16: To summarise: the Elites turned us all into mute, childish, servile, prisoners: the FHTTC exploited this by destroying Britain and obliterating J.K Rowling. But this is only a stepping stone towards the final phase of the masterplan. Behind the FHTCC lurk…The Blairite Legions.

17: Tony Blair and Peter Mandelson were “eurocommunists”

18: Kier Starmer has joined the taking a knee protests. It follows that he is a Blairite, and therefore a communist, because taking a knee is about begging for favours from the most recent versions of the accepted creeds: he “kneels in supplication to the New Orthodoxy.” It isn’t quite clear what the New Orthodoxy is, but Kier Starmer supplicates the hell out of it. Note how, once again, we can magically make symbols mean whatever we want them to mean.
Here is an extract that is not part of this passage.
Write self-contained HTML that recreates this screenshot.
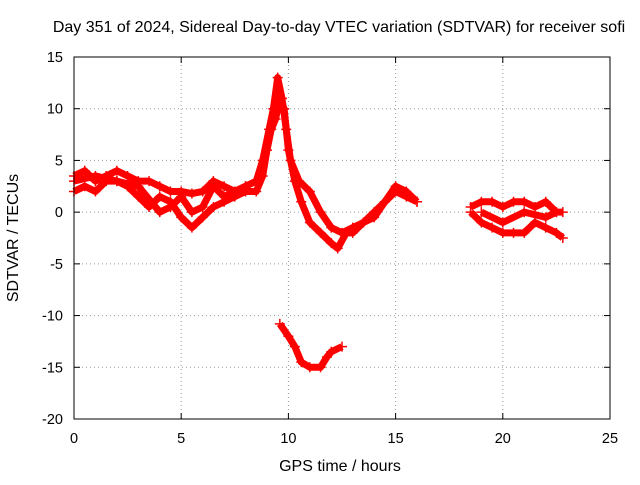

“I pointed out that Labour’s smoothie Mandelsonian and Blairite Eurocommunists were far more dangerous than Jeremy Corbyn’s crude and obvious Marxism....Now, when Sir Keir Starmer (another one of those who dallied with a Trotskyist sect in the 1980s) kneels in supplication to the new orthodoxy, who wants to tell me he is a ‘moderate’?”

19: Boris Johnson is weak and incompetent and will certainly lose the next election. Kier Starmer will not be as cautious as Blair was: as a result, in 2024, there will be a full-on communist coup, comparable to Russia in 1917. Since the police, the schools, and the civil service are already controlled by the Left, there will be no resistance, and this new Starmerite Euro Communist State will remain in power for at least two generations.

“The Johnson Government is now just keeping Downing Street warm for Sir Keir and his Blairite legions. But this will be far worse than 1997, when the Blairites moved softly and cautiously, nervous that they might rouse the Forces of Conservatism. For the past few weeks have also demonstrated that all the pillars of British freedom and civilisation are hollow and rotten, and that we are ripe for a sweeping cultural revolution as devastating as the one Lenin and Dzerzhinsky launched in Petrograd in 1917.”

And all because some people find that breath masks make their glasses steam up.


Do you disapprove of gay people because you believe in Satan: or do you describe gay people as Satanic because you disapprove of them?

Does your fear of Political Correctness cause you to object to providing wheelchair access to theatres; or do you call wheel chair ramps Politically Correct because you disapprove of them?

Do you hate the government because they are hiding the evidence for Flying Saucers; or is the Roswell Cover-Up really just a metaphor for your intrinsic distrust of government?

Do you find face masks annoying and decide that the people who want you to wear face masks are deliberately trying to annoy you? Or are you annoyed by face masks because you already believed that the government likes annoying people?

If you believe that the Illuminati are running the world, then you see the Illuminati everywhere. If Kier Starmer is doing well: Kier Starmer must be an Illuminati. Contra wise, if Jeremy Corbyn did badly: Jeremy Corbyn cannot have been an Illuminati.

Mask are annoying: masks must be an invention of the Illuminati. 

Why do the Illuminati want me to wear masks? It must be because they don’t like free speech. Or want me to look like a dog. Or a slave. Or maybe there are mind control drugs in the material.

The precise enemy changes. The Jews; the Commies; the Gay Agenda. The telepathic alien lizards. FHTTC; SJW; PCB. 

The exact chain of control changes.

But always. Malign intent. They are out to get you. Civilisation is about to end.

But they never are. And it never does. It never, ever does.